The work of salvation is a complete work of the triune God.[1] We come to God in faith alone. In our sinfulness, our guilty sentence is justified; we deserve God’s wrath and can do nothing to save ourselves. However, in God’s grace, He poured His wrath upon Jesus. God deems all righteous who place their faith in the finished work of Jesus. God is rich in mercy, He has a great love for us, He is filled with grace and kindness (Ephesians 2:4-9). In our depravity, we are unable and unwilling to add anything. “For you are saved by grace through faith, and this is not from yourselves; it is God’s gift – not from works so that no one can boast” (Ephesians 2:8-9). Praise be to God, who saves graciously, completely, and eternally.     

[1]You can read about the three-fold work of the Triune God in salvation in Ephesians chapter 1.  

God answers His way!

           If you have read the book of Romans, you know it was Paul’s ambition and desire to go to Rome and preach the gospel (1:10-12; 15:23-24, 28, 31-32). We learn from this letter he would travel to Jerusalem first, and then on his way to Spain, he would stop in Rome and minister to the people. In Acts 21:15, we see Paul’s tumultuous trip to Jerusalem. Things do not go as planned. “The whole city was stirred up and the people rushed together. They seized Paul dragged him out of the Temple and at once the gates were shut. As they were trying to kill him…” (Acts 21:30-31a). Paul’s life was in peril. Death seemed certain. However, God had a different plan for Paul. In Acts 23:11, we read, “The following night, the Lord stood by him and said, “Have courage!
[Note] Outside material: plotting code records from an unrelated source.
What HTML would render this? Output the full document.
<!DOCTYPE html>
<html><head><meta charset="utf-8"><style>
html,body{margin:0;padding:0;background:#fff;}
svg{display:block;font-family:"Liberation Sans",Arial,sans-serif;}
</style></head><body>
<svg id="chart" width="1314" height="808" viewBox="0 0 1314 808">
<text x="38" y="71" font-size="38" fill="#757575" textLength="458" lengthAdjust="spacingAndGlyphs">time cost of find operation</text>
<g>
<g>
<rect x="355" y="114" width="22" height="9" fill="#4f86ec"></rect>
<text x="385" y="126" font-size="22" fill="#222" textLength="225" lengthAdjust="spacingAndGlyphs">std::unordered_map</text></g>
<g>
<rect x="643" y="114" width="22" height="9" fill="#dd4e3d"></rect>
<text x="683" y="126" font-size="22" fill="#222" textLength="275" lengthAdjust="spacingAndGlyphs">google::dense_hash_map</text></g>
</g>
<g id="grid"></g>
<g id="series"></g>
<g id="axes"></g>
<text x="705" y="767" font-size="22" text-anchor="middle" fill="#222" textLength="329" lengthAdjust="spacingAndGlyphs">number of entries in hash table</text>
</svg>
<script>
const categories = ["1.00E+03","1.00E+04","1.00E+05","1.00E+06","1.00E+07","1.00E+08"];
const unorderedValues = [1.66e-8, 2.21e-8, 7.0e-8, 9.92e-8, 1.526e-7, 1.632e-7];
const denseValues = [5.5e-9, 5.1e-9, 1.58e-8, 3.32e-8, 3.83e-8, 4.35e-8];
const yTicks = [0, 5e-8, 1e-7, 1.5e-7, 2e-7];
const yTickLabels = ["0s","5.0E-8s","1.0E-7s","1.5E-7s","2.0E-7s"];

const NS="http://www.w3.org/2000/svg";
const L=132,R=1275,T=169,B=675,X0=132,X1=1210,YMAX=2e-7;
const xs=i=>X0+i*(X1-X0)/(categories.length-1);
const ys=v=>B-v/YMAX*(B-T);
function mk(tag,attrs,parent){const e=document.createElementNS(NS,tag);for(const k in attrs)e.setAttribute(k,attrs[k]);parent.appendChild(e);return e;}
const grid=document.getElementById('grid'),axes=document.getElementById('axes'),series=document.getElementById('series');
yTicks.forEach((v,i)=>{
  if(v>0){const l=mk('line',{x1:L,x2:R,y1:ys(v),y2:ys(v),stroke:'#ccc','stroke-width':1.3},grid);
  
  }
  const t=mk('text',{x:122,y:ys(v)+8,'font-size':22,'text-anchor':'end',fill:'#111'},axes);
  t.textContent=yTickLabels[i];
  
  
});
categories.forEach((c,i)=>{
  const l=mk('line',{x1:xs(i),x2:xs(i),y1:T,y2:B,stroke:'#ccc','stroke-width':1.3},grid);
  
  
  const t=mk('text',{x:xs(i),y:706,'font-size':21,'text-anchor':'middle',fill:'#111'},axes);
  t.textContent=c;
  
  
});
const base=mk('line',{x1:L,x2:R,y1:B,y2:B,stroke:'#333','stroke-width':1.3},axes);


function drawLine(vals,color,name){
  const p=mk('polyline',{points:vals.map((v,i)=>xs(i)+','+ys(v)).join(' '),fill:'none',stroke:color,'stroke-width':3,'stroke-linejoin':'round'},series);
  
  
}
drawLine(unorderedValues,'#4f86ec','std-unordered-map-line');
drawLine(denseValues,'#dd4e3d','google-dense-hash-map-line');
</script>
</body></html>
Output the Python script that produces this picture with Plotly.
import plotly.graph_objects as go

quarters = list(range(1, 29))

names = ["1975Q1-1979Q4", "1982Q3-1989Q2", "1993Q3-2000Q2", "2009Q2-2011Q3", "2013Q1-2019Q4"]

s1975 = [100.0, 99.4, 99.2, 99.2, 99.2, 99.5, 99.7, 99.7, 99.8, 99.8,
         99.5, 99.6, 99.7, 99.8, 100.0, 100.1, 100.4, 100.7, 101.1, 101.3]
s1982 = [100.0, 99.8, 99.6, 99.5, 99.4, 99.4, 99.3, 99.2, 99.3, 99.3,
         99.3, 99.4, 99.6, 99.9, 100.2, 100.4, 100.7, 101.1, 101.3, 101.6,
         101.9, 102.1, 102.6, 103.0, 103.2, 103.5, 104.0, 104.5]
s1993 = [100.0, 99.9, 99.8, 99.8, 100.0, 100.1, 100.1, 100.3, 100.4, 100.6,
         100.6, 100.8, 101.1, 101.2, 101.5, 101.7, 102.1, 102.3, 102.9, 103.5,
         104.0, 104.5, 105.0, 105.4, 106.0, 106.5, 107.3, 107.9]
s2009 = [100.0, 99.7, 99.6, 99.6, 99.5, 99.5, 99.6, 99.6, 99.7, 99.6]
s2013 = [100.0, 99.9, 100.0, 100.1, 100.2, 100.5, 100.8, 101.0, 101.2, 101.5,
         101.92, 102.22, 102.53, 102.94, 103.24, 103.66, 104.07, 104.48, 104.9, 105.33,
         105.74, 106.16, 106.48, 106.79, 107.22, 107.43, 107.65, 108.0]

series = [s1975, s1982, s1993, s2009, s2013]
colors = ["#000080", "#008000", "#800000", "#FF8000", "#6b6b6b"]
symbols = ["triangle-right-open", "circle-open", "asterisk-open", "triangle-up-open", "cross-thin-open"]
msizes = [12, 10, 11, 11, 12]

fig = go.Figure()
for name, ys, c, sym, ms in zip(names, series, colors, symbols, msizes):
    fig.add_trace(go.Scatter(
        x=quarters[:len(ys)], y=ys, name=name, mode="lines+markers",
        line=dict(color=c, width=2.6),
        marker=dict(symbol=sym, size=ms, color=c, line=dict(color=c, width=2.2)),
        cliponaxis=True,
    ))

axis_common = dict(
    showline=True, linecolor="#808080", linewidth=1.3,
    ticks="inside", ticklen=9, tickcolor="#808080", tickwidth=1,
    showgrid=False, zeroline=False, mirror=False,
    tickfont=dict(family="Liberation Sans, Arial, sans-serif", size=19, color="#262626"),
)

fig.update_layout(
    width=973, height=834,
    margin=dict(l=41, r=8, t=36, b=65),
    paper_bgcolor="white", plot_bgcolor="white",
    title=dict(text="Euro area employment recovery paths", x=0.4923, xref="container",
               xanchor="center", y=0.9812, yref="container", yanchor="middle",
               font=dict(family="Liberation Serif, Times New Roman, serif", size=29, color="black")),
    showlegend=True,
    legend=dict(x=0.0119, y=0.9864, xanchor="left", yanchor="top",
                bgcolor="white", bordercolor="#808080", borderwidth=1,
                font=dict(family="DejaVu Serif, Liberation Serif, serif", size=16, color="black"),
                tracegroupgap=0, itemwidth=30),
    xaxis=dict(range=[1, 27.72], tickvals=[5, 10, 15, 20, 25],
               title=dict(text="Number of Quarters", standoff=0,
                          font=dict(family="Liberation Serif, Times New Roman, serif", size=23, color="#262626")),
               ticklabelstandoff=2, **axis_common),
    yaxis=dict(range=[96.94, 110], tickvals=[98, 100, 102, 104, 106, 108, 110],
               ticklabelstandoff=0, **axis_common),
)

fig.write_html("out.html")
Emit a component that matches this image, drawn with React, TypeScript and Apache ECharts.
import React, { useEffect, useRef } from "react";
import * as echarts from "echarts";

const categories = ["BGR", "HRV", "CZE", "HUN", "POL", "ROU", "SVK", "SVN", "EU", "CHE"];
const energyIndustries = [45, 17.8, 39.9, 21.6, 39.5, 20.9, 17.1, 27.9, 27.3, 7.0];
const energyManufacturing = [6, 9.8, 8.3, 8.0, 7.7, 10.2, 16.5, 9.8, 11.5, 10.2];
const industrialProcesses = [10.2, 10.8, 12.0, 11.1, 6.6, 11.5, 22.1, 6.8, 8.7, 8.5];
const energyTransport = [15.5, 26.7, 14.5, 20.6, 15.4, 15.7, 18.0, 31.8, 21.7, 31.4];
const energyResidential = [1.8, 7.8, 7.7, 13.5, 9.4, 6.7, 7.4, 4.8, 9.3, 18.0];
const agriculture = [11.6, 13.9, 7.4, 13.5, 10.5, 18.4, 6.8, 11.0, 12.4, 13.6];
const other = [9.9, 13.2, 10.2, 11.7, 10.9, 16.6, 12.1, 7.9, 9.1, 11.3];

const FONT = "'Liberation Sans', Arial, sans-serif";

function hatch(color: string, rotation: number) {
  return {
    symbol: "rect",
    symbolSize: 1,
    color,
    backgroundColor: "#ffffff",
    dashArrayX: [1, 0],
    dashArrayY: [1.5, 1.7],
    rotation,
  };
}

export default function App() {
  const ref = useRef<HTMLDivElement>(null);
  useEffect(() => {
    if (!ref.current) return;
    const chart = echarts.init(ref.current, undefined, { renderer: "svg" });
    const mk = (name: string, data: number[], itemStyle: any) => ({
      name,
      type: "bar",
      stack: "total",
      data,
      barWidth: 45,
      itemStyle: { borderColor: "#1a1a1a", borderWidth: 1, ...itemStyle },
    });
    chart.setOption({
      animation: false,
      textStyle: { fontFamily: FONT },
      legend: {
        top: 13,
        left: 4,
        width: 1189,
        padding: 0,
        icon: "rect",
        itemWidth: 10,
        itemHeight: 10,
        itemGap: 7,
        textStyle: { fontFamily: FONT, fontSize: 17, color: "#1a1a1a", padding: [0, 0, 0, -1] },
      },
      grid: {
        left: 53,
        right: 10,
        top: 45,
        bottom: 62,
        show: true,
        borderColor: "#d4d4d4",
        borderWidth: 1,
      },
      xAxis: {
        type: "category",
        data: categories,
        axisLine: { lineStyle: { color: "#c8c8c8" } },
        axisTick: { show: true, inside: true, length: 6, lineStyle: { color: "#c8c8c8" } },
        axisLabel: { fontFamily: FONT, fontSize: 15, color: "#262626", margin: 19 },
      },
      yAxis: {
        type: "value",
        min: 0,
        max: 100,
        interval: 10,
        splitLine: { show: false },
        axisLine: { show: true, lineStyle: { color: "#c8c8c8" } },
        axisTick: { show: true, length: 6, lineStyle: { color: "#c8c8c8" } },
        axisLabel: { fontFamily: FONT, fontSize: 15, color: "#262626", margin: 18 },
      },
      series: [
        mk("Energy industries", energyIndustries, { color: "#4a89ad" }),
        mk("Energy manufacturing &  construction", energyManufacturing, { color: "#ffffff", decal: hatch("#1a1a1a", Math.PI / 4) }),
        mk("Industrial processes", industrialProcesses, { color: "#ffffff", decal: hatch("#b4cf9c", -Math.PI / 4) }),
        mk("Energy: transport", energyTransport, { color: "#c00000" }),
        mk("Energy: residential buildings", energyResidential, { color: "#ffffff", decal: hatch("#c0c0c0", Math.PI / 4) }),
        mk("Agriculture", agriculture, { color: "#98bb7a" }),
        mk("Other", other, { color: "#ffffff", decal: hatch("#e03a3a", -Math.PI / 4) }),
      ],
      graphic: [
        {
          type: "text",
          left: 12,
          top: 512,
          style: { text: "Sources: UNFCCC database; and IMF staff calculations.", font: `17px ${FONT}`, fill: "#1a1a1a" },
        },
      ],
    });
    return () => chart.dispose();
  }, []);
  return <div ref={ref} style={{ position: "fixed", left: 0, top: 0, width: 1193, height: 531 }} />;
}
For as you have testified about me in Jerusalem, so it is necessary for you to testify in Rome.” Has God ever answered a prayer prayed in an unusual, and at times, at a high cost to you? How do you continue when life proceeds strangely?

Paul would go to Rome. However, consider his journey; a riot in Jerusalem, an arrest, a rejection of the Sanhedrin, a prison in Caesarea, an appeal to Caesar based upon Paul’s Roman citizenship, a journey by ship, a shipwreck, and a snakebite, to name a few things. Paul would get to Rome, but he would journey to Rome on the providence and provision of God.

How do we respond when we get what we desire, but in ways we could never conceive?

  1. Faith – Trust God. He is sovereign and can work all things out for good (Romans 8:28).
  2. Focus – Be Kingdom-focused saints. It’s all about the glory of God. Paul wanted to preach in Rome. God wanted Paul to preach in Rome in chains. Seek first the Kingdom of God. Our life is not about us, but about living for the glory of God, the good of others, and the advancement of the Kingdom.
  3. Fruitful – Be fruitful wherever God has you, and in whatever way He gets you there. How can you bear gospel fruit in your pain, difficulty, and heartache? How can you exhibit the grace and goodness of God?

Consider Spurgeon’s words, “I do not suppose that Paul guessed that he would be sent there at the government’s expense, but he was. The Roman Empire had to find a ship for him, and a fit escort for him, too, and he entered the city as an ambassador in bonds. When our hearts are set on a thing, and we pray for it, God may grant us the blessing; but, it may be, in a way that we never looked for. You shall go to Rome, Paul; but you shall go in chains.”[1]  

Paul’s desire to visit Rome was realized (between 59-60 AD). Paul preached the gospel in Rome. For two years, he stayed and wrote Philemon, Colossians, Ephesians, and Philippians. God had a marvelous plan for Paul. Paul left Rome (About AD 63-65)  and returned to Rome to die (67 AD). It was rarely a smooth and easy ride for Paul, but his faithfulness stands as a great reminder, it’s not about us but always about the glory of God. If you are in a waiting phase, continue to pray. Lean upon God, press into Jesus, trust Him, advance His Kingdom, and bear gospel fruit? If so, God will use you in mighty ways.